Why hasn't AddressSanitizer reported the read of out-of-bounds array index problem (as a stack-buffer-overflow) in line 39 before badchar was changed to use malloc (reported as heap-buffer-overflow)? I don't quite understand this yet. AddressSanitizer should be able to report stack-buffer-overflow reliably. Probably it depends on the GCC and Clang version, because changing the command gcc to clang made the stack-buffer-overflow error appear reliably. Probably upgrading to the latest GCC and Clang would help. Valgrind is not as reliable for detecting stack-buffer-overflow reads as AddressSanitizer.

0
John Bollinger On

Your read_str() function is flawed in two ways:

  1. It does not recognize or handle end-of-file on the standard input. This situation will not usually be encountered when the program's standard input is connected to a terminal, but it is entirely possible if the input is redirected from a regular file or a pipe (for example). This will likely result in unwanted extra characters at the end of the string.

  2. It will not add a string terminator to maximum-length input.

And those combine, because if read_str() does reach end-of-file then it will always behave as if it received a maximum-length input, and therefore fail to terminate it.

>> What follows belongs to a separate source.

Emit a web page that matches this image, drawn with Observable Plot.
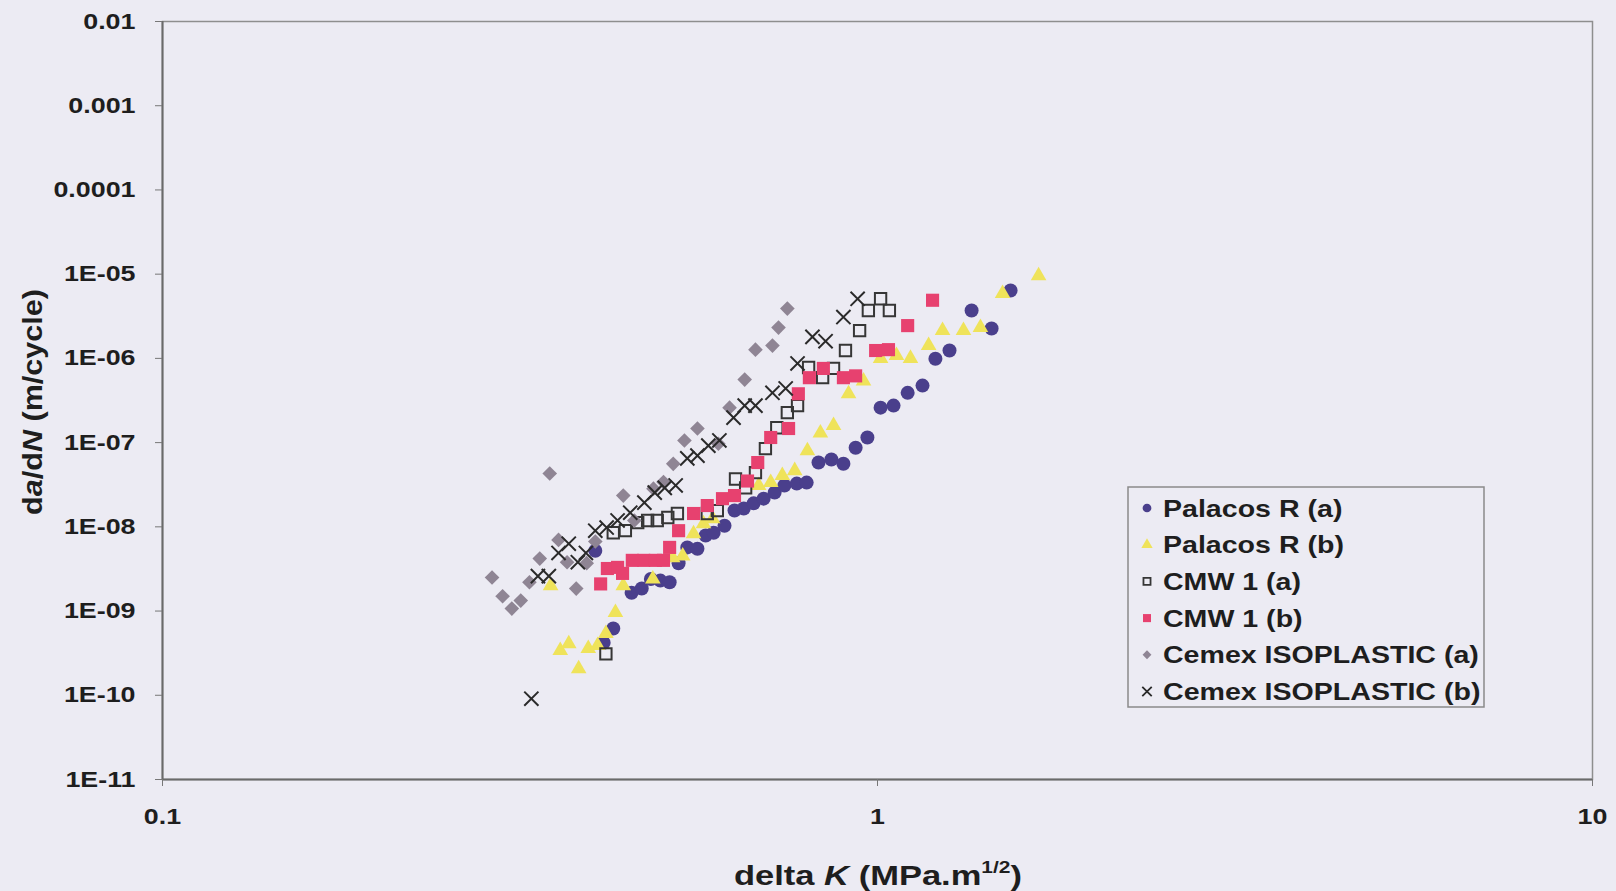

Failure to terminate will cause your program to exhibit undefined behavior elsewhere, but the source of the problem is read_str(). My first recommendation would be to dump your read_str() altogether, and use standard fgets() instead:

    fgets(str, BUF_SIZE + 1, stdin);
    len_str = strcspn(str, "\n");
    str[len_str] = '\0';  // trim a trailing newline, if any

But if you insist on your own read_str(), with parameters having the semantics implied by your code, then you need to correct the two problems described above. Something like this, for example:

int read_str(int max_len, unsigned char *str_place) {
    int count_read = 0;
    int ch = EOF;
    for (int i = 0; i < max_len; i++) {
        ch = getchar();

        // break at newline OR EOF
        if (ch == '\n' || ch == EOF) {
            break;
        }

        str_place[i] = (char)ch;
        count_read++;
    }

    // If max_len characters were read without seeing end-of-line or end-of-file
    // then push the last back and adjust the number of characters accepted
    if (count_read >= max_len) {
        ungetc(ch, stdin);
        count_read--;
    }

    // Terminate the string after the last character accepted
    str_place[count_read] = '\0';
    return count_read;
}
0
chqrlie On

There are multiple problems:

  • ALPH_SIZE is defined as 128, which is not range of type unsigned char. You should use (UCHAR_MAX+1), or 256 for 8-bit bytes, to allow the badchar array to handle characters in the string beyond 127 such as UTF-8 leading and continuation bytes or other non-ASCII contents. This is potential undefined behavior.

  • you pass the length of the destination array to read_str for the argument max_len and you only null terminate this array if you read a newline before reaching max_len characters. This is error prone: it might not cause a problem in the posted code, but is not recommended practice, especially as you are explicitly null terminating the array for shorter strings.

  • the reading loop in read_str does not stop at end of file because you only test for '\n'. If the last line of input does not end with a newline, the loop will keep trying to read from stdin, receiving EOF from getchar() and storing '\377' (ie: 0xff or 255) into the array, later causing undefined behavior as the array badchar is too short to handle these byte values.